The thing is, I wanted that for so many years - the "comfortable" situation of knowing that I could go out and put on a (figurative) costume every once in a while and play the role of the interesting person who lived inside my head.  Sort of like how your dentist has a Harley he puts five hundred miles on every year and a small stockpile of leather in his closet for that one weekend when he's a biker and rides up to the mountains instead of, you know, being that person on a daily basis?  The more I think about it, the more I'm disgusted with the idea of me wanting exactly that a few years ago.  If comfort means keeping up appearances for 90% of your life, going to parties of people you don't like, putting on a tie you hate, getting into a weekly routine, and spending the other 10% trying to be something else entirely, I'm happy my perspectives have changed.

I guess I'm just getting sick of watching people crash and burn in the pursuit of comfort instead of passion.  The people who will work for companies and within industries they hate because they are promised a hefty retirement.  It breaks my heart to see the same people rush into a blinded marriage situation because they're somehow not doing society any favors by being single at nearly thirty years old - you know, not getting married because they want to, but doing so because they were told you're not a complete person without being married.  Marriage is awesome though, it's just that loads of people really, really suck at it.

You're not really supposed to take this as inspiration or anything, but if you're not happy with where you are in life, aspire to be something else, or are curious about what it means to take a different direction, do it.  I'm not saying to be irresponsible in your life choices, but if you're doing the same thing that everyone else is doing and falling into the same routines as everyone else in your office, take a second to evaluate that and see if you're actually happy.

I was talking to friend of mine earlier who escaped the corporate system like I did and he said the most enriching event in his life involved getting rid of the things he really didn't need, minimizing the impact of his financial situation, and then going all out in pursuit of his passions.  It doesn't always work and I am in the dead center of that very process right now, but it's always worth the risk.

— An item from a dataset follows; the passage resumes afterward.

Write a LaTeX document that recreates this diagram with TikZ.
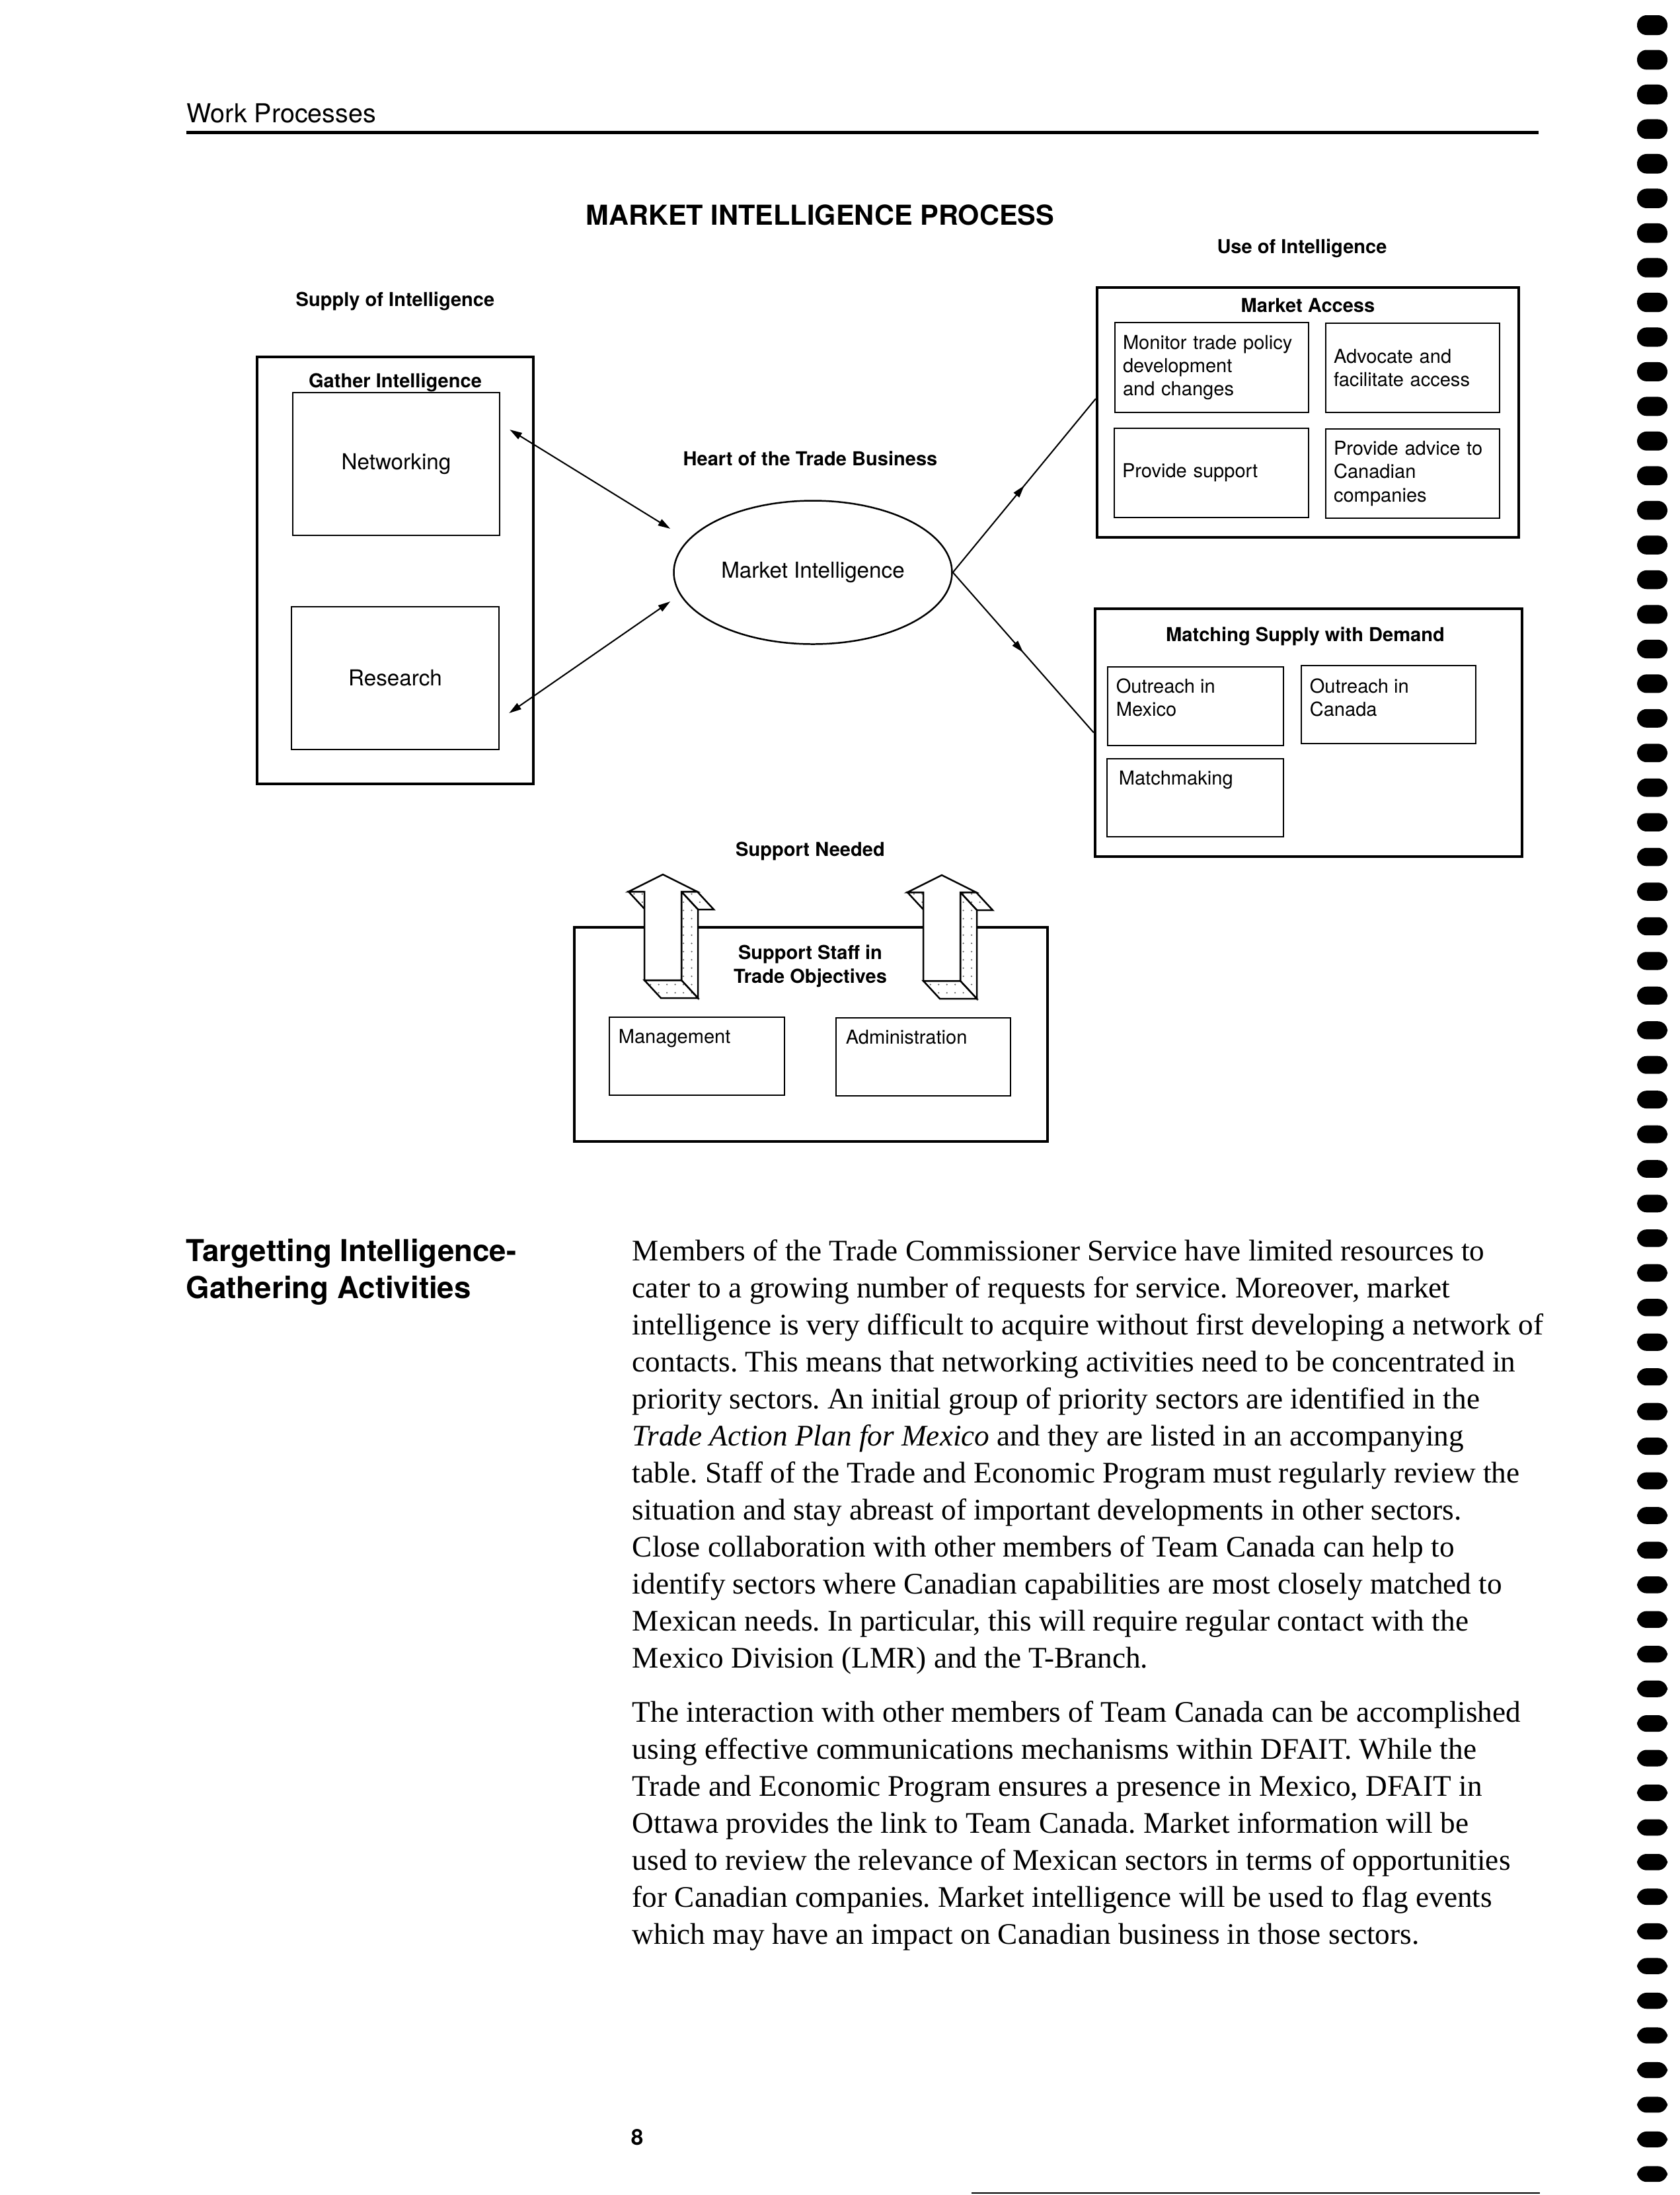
\documentclass[tikz,border=0pt]{standalone}
\usepackage{fontspec}
\setmainfont{Liberation Serif}
\newfontfamily\helv{TeX Gyre Heros}
\usetikzlibrary{arrows.meta}
\usetikzlibrary{calc}
\usetikzlibrary{shapes.geometric}
\usetikzlibrary{decorations.markings}
\usetikzlibrary{patterns.meta}
\pgfdeclarelayer{edgelayer}
\pgfdeclarelayer{nodelayer}
\pgfsetlayers{edgelayer,nodelayer,main}
\frenchspacing
\newcommand{\pxl}{0.2408pt}
\tikzstyle{mainbox}=[draw=black,line width=1pt,inner sep=0pt]
\tikzstyle{subbox}=[draw=black,line width=0.6pt,fill=white,inner sep=0pt]
\tikzstyle{headtext}=[inner sep=0pt,font=\helv\bfseries\fontsize{7}{8.7}\selectfont]
\tikzstyle{boxtext}=[inner sep=0pt,font=\helv\fontsize{7}{8.5}\selectfont,align=left]
\tikzstyle{bigtext}=[font=\helv\fontsize{8}{9.6}\selectfont]
\tikzstyle{bodytext}=[inner sep=0pt,font=\fontsize{10.9}{13.48}\selectfont,align=left]
\tikzstyle{face}=[draw=black,line width=0.6pt,preaction={fill=white},pattern={Dots[distance=3pt,radius=0.3pt]},pattern color=black!60]
\tikzset{
    wh/.style 2 args={minimum width=#1*\pxl,minimum height=#2*\pxl},
    biarrow/.style={<->,line width=0.5pt},
    midarrow/.style={line width=0.5pt,decoration={markings,mark=at position 0.5 with {\arrow{>}}},postaction={decorate}},
    pics/uparrow/.style={code={
        \path [face] (-52,26) -- (-28,26) -- (-3,53) -- (-27,53) -- cycle;
        \path [face] (28,26) -- (52,26) -- (77,53) -- (53,53) -- cycle;
        \path [face] (28,26) -- (53,53) -- (53,187) -- (28,160) -- cycle;
        \path [face] (-28,160) -- (28,160) -- (53,187) -- (-3,187) -- cycle;
        \draw [line width=0.6pt,fill=white] (0,0) -- (52,26) -- (28,26) -- (28,160) -- (-28,160) -- (-28,26) -- (-52,26) -- cycle;
    }}
}

\begin{document}
\begin{tikzpicture}[x=\pxl,y=-\pxl,>={Triangle[length=4.5pt,width=2.6pt]}]
        \begin{pgfonlayer}{edgelayer}
            \path [use as bounding box,fill=white] (0,0) rectangle (2542,3321);
        \end{pgfonlayer}

        \begin{pgfonlayer}{nodelayer}
            \node [inner sep=0pt,font=\helv\fontsize{9.5}{11}\selectfont,anchor=base west] (header) at (282,185) {Work Processes};
            \node [inner sep=0pt,font=\helv\bfseries\fontsize{10}{12}\selectfont,anchor=base] (title) at (1241,340) {MARKET INTELLIGENCE PROCESS};

            % supply of intelligence
            \node [headtext,anchor=base] (supply) at (598,463) {Supply of Intelligence};
            \node [mainbox,wh={418}{646}] (gather) at (598,863) {};
            \node [headtext,anchor=base] (gathertitle) at (598,586) {Gather Intelligence};
            \node [subbox,bigtext,wh={313}{216}] (net) at (599.5,702) {Networking};
            \node [subbox,bigtext,wh={314}{216}] (res) at (598,1026) {Research};

            % heart
            \node [headtext,anchor=base] (heart) at (1226,704) {Heart of the Trade Business};
            \node [ellipse,draw=black,line width=0.6pt,fill=white,inner sep=0pt,bigtext,wh={421}{217}] (mi) at (1230,866) {Market Intelligence};

            % market access
            \node [headtext,anchor=base] (use) at (1970,383) {Use of Intelligence};
            \node [mainbox,wh={638}{378}] (ma) at (1979,624) {};
            \node [headtext,anchor=base] (matitle) at (1979,472) {Market Access};
            \node [subbox,boxtext,wh={293}{136},text width=269*\pxl,inner xsep=12*\pxl] (monitor) at (1833.5,556) {Monitor trade policy\\development\\and changes};
            \node [subbox,boxtext,wh={263}{135},text width=239*\pxl,inner xsep=12*\pxl] (advocate) at (2137.5,556.5) {Advocate and\\facilitate access};
            \node [subbox,boxtext,wh={294}{135},text width=270*\pxl,inner xsep=12*\pxl] (provide) at (1833,715.5) {Provide support};
            \node [subbox,boxtext,wh={263}{135},text width=239*\pxl,inner xsep=12*\pxl] (advice) at (2137.5,716.5) {Provide advice to\\Canadian\\companies};

            % matching supply with demand
            \node [mainbox,wh={646}{375}] (msd) at (1980,1108.5) {};
            \node [headtext,anchor=base] (msdtitle) at (1975,970) {Matching Supply with Demand};
            \node [subbox,wh={266}{119}] (mexico) at (1809,1068.5) {};
            \node [boxtext,anchor=north west] (mexicotext) at (1688,1026) {Outreach in\\Mexico};
            \node [subbox,wh={264}{118}] (canada) at (2101,1066) {};
            \node [boxtext,anchor=north west] (canadatext) at (1981,1026) {Outreach in\\Canada};
            \node [subbox,wh={267}{118}] (match) at (1808.5,1207) {};
            \node [boxtext,anchor=base west] (matchtext) at (1692,1187) {Matchmaking};

            % support staff
            \node [headtext,anchor=base] (needed) at (1226,1295) {Support Needed};
            \node [mainbox,wh={716}{324}] (staff) at (1227,1565) {};
            \node [headtext,align=center,anchor=north] (stafftitle) at (1226,1429) {Support Staff in\\Trade Objectives};
            \node [subbox,wh={265}{118}] (mgmt) at (1054.5,1598) {};
            \node [boxtext,anchor=base west] (mgmttext) at (935,1578) {Management};
            \node [subbox,wh={264}{118}] (admin) at (1397,1599) {};
            \node [boxtext,anchor=base west] (admintext) at (1279,1579) {Administration};

            % text of the page
            \node [inner sep=0pt,font=\helv\bfseries\fontsize{11}{13.48}\selectfont,align=left,anchor=north west] (sidehead) at (281,1874) {Targetting Intelligence-\\Gathering Activities};
            \node [bodytext,anchor=north west] (para1) at (956,1875) {Members of the Trade Commissioner Service have limited resources to\\
cater to a growing number of requests for service. Moreover, market\\
intelligence is very difficult to acquire without first developing a network of\\
contacts. This means that networking activities need to be concentrated in\\
priority sectors. An initial group of priority sectors are identified in the\\
\textit{Trade Action Plan for Mexico} and they are listed in an accompanying\\
table. Staff of the Trade and Economic Program must regularly review the\\
situation and stay abreast of important developments in other sectors.\\
Close collaboration with other members of Team Canada can help to\\
identify sectors where Canadian capabilities are most closely matched to\\
Mexican needs. In particular, this will require regular contact with the\\
Mexico Division (LMR) and the T-Branch.};
            \node [bodytext,anchor=north west] (para2) at (956,2573) {The interaction with other members of Team Canada can be accomplished\\
using effective communications mechanisms within DFAIT. While the\\
Trade and Economic Program ensures a presence in Mexico, DFAIT in\\
Ottawa provides the link to Team Canada. Market information will be\\
used to review the relevance of Mexican sectors in terms of opportunities\\
for Canadian companies. Market intelligence will be used to flag events\\
which may have an impact on Canadian business in those sectors.};
            \node [inner sep=0pt,font=\helv\bfseries\fontsize{8}{9}\selectfont,anchor=base west] (pagenum) at (954,3245) {8};
        \end{pgfonlayer}

        \begin{pgfonlayer}{edgelayer}
            \draw [biarrow] ($(net.east)+(14,-52)$) to ($(mi.west)+(-4,-66)$);
            \draw [biarrow] ($(mi.west)+(-4,44)$) to ($(res.east)+(14,53)$);
            \draw [midarrow] (mi.east) to ([yshift=5pt]ma.west);
            \draw [midarrow] (mi.east) to (msd.west);
        \end{pgfonlayer}

        % support arrows, rules and binding holes
        \pic at (1003,1323) {uparrow};
        \pic at (1425,1324) {uparrow};
        \draw [line width=1.2pt] (282,200) -- (2328,200);
        \draw [line width=0.6pt] (1470,3318) -- (2330,3318);
        \foreach \i in {0,...,62} {
            \pgfmathsetmacro{\hy}{38+\i*52.44}
            \pgfmathsetmacro{\hh}{30-\i*0.1}
            \fill [rounded corners=3.5pt] (2477,{\hy-\hh/2}) rectangle (2523,{\hy+\hh/2});
        }
\end{tikzpicture}
\end{document}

Otherwise, you may just end up old and "comfortable" while contemplating what it would have been like if you had taken the jump to find your own definition of success.

Chasing down your passions, being in continual growth, and taking life for the adventure it is and as a product of your own identity is where you find happiness.  It's where I have found mine.

Don't let anyone tell you what you "should" be doing.
Hold the hands of those who motivate you while supporting your efforts and don't let go.
The only person who is in control of your own happiness is you.